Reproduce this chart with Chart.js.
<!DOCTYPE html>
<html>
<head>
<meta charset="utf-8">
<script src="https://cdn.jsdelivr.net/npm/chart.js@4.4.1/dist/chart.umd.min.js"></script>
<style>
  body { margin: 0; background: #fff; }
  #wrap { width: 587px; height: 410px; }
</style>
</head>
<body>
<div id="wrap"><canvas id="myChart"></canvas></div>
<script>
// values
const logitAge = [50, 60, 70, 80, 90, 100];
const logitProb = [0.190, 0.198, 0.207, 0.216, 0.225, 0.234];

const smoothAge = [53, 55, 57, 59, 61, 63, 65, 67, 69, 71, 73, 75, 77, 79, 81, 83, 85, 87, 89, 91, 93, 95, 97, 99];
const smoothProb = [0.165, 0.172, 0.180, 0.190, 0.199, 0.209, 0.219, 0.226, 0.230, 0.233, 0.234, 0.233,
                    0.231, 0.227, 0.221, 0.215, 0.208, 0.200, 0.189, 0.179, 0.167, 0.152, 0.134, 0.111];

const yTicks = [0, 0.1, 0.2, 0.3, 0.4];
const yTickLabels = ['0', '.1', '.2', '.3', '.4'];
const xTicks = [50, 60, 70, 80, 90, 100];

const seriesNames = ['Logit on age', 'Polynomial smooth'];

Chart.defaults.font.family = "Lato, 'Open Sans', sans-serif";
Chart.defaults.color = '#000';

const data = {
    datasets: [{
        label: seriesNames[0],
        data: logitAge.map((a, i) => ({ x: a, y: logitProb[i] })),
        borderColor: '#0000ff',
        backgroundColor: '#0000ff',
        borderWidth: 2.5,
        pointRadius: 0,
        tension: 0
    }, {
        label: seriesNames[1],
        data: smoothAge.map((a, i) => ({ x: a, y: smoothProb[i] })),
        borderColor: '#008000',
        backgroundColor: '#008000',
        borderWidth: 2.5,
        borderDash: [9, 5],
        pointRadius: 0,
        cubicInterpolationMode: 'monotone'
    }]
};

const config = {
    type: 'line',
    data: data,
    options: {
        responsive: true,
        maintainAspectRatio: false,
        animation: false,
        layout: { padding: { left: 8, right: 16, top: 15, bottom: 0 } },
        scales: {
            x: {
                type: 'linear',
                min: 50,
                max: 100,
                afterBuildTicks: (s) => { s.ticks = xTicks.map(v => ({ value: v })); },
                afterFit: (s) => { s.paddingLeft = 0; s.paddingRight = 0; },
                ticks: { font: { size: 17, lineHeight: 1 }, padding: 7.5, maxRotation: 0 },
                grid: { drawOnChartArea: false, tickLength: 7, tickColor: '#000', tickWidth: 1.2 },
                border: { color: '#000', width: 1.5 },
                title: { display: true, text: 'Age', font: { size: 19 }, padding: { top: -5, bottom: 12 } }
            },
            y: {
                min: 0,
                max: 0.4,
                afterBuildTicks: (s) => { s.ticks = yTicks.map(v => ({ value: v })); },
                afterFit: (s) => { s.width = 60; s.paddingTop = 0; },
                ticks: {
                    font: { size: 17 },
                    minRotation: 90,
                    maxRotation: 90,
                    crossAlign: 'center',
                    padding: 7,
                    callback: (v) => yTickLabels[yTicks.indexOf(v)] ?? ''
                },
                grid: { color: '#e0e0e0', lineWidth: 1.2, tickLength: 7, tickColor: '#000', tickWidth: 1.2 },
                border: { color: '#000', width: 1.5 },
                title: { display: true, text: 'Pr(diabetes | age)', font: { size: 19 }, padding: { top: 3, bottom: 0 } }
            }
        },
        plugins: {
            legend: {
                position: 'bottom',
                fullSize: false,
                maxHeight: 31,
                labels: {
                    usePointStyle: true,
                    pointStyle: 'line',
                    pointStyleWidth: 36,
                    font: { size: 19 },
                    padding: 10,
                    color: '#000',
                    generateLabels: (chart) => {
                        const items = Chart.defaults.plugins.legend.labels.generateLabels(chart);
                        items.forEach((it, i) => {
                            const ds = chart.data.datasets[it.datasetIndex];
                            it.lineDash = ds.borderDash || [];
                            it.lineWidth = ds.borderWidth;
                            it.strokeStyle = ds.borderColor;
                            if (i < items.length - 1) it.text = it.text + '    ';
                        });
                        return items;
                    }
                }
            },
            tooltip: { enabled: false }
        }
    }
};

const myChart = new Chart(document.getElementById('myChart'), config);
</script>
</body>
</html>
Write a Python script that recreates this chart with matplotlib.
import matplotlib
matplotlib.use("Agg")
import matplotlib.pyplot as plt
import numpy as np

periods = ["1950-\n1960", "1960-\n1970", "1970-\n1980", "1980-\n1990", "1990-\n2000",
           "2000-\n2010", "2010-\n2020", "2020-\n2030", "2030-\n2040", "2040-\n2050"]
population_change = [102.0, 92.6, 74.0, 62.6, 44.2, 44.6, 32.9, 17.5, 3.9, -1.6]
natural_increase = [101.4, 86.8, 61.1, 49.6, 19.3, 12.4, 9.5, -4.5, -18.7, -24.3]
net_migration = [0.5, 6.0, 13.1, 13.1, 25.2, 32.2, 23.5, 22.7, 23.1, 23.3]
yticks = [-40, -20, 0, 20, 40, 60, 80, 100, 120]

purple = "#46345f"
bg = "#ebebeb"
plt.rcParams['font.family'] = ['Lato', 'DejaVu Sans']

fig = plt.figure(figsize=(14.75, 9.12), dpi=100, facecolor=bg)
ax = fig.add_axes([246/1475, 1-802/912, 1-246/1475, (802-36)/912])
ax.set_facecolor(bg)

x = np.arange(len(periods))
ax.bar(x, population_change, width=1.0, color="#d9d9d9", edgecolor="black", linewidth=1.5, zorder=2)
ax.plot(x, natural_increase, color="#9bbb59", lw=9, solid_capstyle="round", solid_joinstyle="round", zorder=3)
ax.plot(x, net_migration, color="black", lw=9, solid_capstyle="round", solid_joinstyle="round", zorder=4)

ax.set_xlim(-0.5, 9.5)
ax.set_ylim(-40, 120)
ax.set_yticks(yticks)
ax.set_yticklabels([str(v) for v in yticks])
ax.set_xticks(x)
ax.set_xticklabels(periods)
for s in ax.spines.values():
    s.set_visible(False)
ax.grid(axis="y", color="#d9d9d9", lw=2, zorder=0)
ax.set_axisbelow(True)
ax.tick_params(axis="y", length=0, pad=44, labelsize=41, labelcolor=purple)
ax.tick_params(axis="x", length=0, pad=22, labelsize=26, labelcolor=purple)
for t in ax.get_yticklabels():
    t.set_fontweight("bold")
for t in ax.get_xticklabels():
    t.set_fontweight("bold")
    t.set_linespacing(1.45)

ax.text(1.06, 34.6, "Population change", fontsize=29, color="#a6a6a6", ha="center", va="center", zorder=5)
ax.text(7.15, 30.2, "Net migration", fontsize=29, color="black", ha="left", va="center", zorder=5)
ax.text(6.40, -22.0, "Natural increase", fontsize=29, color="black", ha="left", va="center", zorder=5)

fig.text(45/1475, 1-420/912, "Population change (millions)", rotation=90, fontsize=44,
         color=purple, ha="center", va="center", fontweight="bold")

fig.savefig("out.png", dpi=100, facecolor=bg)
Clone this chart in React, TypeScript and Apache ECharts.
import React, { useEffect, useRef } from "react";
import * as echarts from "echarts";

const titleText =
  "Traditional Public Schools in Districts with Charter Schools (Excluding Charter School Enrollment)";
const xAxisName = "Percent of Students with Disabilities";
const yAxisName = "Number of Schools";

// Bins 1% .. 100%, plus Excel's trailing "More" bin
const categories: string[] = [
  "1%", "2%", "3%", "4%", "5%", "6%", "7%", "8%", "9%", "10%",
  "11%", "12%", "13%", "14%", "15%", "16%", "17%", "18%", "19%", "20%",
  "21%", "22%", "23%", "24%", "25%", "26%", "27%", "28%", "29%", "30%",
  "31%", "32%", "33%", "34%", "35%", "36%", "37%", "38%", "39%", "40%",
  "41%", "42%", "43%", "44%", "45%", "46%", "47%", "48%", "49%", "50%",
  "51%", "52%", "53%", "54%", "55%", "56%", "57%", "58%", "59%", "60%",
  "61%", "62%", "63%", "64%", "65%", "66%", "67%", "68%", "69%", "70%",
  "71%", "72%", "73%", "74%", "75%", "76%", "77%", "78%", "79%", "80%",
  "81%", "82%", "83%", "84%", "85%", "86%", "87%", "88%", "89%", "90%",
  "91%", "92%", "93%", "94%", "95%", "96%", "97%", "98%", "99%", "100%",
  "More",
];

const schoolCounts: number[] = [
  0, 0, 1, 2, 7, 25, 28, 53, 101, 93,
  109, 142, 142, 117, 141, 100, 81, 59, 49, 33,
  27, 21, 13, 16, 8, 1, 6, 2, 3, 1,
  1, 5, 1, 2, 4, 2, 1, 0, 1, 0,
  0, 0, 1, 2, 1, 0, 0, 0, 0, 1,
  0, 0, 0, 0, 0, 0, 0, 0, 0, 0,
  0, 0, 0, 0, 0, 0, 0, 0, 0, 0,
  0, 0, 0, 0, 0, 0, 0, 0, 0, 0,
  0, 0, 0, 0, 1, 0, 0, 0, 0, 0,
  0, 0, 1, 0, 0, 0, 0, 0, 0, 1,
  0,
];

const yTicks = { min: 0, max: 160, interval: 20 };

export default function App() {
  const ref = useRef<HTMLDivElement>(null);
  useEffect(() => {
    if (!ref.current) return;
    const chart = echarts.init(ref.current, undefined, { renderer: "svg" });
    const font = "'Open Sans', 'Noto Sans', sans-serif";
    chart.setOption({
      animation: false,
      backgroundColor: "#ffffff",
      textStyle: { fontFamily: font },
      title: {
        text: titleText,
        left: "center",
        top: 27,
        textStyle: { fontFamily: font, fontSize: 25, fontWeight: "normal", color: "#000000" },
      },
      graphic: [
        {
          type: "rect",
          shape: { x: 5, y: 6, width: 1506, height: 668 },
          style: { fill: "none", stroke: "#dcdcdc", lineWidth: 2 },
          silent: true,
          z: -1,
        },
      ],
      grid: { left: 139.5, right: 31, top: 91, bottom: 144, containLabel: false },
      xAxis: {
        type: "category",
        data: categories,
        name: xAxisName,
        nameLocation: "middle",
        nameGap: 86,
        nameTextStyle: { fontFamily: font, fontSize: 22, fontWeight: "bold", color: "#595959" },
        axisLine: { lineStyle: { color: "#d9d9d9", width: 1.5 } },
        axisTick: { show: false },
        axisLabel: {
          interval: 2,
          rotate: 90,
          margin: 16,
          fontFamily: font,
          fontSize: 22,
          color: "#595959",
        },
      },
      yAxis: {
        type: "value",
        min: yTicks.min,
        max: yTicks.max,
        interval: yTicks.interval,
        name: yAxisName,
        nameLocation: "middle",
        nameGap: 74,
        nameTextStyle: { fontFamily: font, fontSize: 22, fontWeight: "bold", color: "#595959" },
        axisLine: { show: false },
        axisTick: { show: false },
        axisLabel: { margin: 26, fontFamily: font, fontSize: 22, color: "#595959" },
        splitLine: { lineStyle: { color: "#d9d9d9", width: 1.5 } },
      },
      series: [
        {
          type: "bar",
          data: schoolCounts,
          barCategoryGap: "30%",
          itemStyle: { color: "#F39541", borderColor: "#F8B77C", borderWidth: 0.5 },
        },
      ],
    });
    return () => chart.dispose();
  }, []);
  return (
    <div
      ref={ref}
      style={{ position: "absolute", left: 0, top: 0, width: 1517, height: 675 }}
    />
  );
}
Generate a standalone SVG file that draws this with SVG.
───
Nothing outside the span should appear: copy exactly from the line with "Clone this chart" through the line with "160, interval: 20".

Clone this chart in React, TypeScript and Apache ECharts.
import React, { useEffect, useRef } from "react";
import * as echarts from "echarts";

const titleText =
  "Traditional Public Schools in Districts with Charter Schools (Excluding Charter School Enrollment)";
const xAxisName = "Percent of Students with Disabilities";
const yAxisName = "Number of Schools";

// Bins 1% .. 100%, plus Excel's trailing "More" bin
const categories: string[] = [
  "1%", "2%", "3%", "4%", "5%", "6%", "7%", "8%", "9%", "10%",
  "11%", "12%", "13%", "14%", "15%", "16%", "17%", "18%", "19%", "20%",
  "21%", "22%", "23%", "24%", "25%", "26%", "27%", "28%", "29%", "30%",
  "31%", "32%", "33%", "34%", "35%", "36%", "37%", "38%", "39%", "40%",
  "41%", "42%", "43%", "44%", "45%", "46%", "47%", "48%", "49%", "50%",
  "51%", "52%", "53%", "54%", "55%", "56%", "57%", "58%", "59%", "60%",
  "61%", "62%", "63%", "64%", "65%", "66%", "67%", "68%", "69%", "70%",
  "71%", "72%", "73%", "74%", "75%", "76%", "77%", "78%", "79%", "80%",
  "81%", "82%", "83%", "84%", "85%", "86%", "87%", "88%", "89%", "90%",
  "91%", "92%", "93%", "94%", "95%", "96%", "97%", "98%", "99%", "100%",
  "More",
];

const schoolCounts: number[] = [
  0, 0, 1, 2, 7, 25, 28, 53, 101, 93,
  109, 142, 142, 117, 141, 100, 81, 59, 49, 33,
  27, 21, 13, 16, 8, 1, 6, 2, 3, 1,
  1, 5, 1, 2, 4, 2, 1, 0, 1, 0,
  0, 0, 1, 2, 1, 0, 0, 0, 0, 1,
  0, 0, 0, 0, 0, 0, 0, 0, 0, 0,
  0, 0, 0, 0, 0, 0, 0, 0, 0, 0,
  0, 0, 0, 0, 0, 0, 0, 0, 0, 0,
  0, 0, 0, 0, 1, 0, 0, 0, 0, 0,
  0, 0, 1, 0, 0, 0, 0, 0, 0, 1,
  0,
];

const yTicks = { min: 0, max: 160, interval: 20 };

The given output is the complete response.